Start Information supplied
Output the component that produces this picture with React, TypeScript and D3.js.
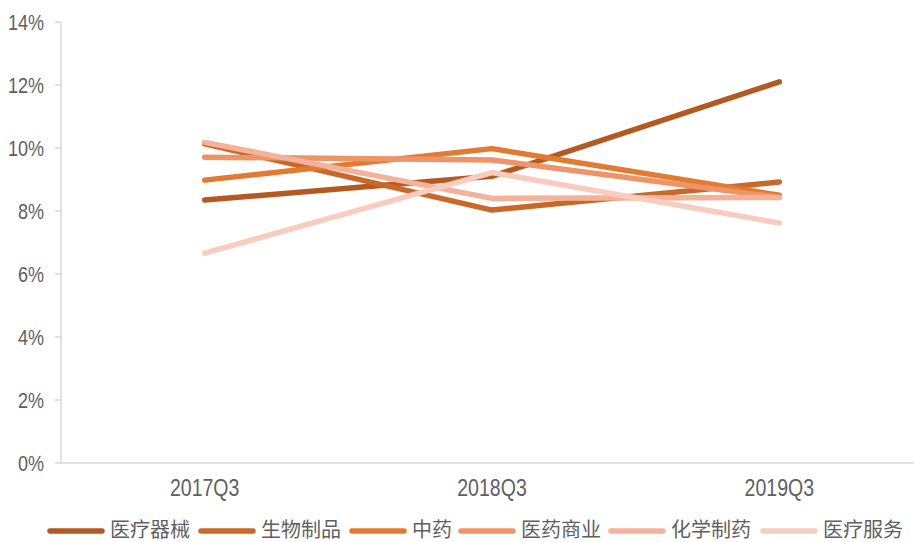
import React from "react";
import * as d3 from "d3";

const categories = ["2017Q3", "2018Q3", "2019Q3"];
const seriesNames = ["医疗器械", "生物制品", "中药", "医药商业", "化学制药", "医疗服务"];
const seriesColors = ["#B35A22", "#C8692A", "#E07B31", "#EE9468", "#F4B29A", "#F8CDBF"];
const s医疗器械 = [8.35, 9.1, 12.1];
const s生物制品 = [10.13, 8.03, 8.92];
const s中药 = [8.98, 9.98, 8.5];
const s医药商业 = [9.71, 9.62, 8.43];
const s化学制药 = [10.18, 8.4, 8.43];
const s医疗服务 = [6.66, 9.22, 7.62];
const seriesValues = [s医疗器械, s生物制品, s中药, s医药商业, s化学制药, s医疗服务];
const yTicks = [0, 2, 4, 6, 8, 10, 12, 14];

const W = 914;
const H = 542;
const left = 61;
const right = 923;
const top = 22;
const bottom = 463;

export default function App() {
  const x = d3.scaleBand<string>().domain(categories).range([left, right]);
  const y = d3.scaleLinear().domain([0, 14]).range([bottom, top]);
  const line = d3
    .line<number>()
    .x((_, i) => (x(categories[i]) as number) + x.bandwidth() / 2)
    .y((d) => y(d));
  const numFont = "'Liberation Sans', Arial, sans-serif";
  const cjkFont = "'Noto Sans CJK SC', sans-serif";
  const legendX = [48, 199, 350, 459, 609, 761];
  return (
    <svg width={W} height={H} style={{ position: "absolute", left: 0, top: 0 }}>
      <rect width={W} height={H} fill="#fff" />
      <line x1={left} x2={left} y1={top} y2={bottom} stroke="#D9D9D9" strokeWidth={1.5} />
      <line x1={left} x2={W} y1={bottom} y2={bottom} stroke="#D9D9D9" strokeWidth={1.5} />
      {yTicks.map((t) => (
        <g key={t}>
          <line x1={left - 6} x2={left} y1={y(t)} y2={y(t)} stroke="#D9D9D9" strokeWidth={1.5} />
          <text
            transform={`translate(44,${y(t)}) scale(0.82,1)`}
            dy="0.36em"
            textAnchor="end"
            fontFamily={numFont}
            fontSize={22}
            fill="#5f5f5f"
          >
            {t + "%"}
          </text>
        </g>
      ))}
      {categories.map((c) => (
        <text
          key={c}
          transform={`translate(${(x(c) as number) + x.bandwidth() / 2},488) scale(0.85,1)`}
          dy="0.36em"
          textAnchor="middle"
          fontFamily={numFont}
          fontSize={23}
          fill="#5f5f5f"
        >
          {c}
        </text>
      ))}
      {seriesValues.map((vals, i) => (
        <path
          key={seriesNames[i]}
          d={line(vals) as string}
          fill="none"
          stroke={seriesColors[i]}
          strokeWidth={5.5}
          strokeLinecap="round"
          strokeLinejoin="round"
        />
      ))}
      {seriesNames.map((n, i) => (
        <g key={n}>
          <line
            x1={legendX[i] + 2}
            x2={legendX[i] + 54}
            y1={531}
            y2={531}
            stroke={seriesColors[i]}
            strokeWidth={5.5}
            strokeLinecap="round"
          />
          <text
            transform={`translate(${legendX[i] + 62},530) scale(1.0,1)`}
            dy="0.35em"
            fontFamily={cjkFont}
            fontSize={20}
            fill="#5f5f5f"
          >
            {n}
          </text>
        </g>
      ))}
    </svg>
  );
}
End Information supplied
Exercise directions =
Skip every picture and return the lines above from the top through the one that contains "const bottom = 463;".

Correct response =
Output the component that produces this picture with React, TypeScript and D3.js.
import React from "react";
import * as d3 from "d3";

const categories = ["2017Q3", "2018Q3", "2019Q3"];
const seriesNames = ["医疗器械", "生物制品", "中药", "医药商业", "化学制药", "医疗服务"];
const seriesColors = ["#B35A22", "#C8692A", "#E07B31", "#EE9468", "#F4B29A", "#F8CDBF"];
const s医疗器械 = [8.35, 9.1, 12.1];
const s生物制品 = [10.13, 8.03, 8.92];
const s中药 = [8.98, 9.98, 8.5];
const s医药商业 = [9.71, 9.62, 8.43];
const s化学制药 = [10.18, 8.4, 8.43];
const s医疗服务 = [6.66, 9.22, 7.62];
const seriesValues = [s医疗器械, s生物制品, s中药, s医药商业, s化学制药, s医疗服务];
const yTicks = [0, 2, 4, 6, 8, 10, 12, 14];

const W = 914;
const H = 542;
const left = 61;
const right = 923;
const top = 22;
const bottom = 463;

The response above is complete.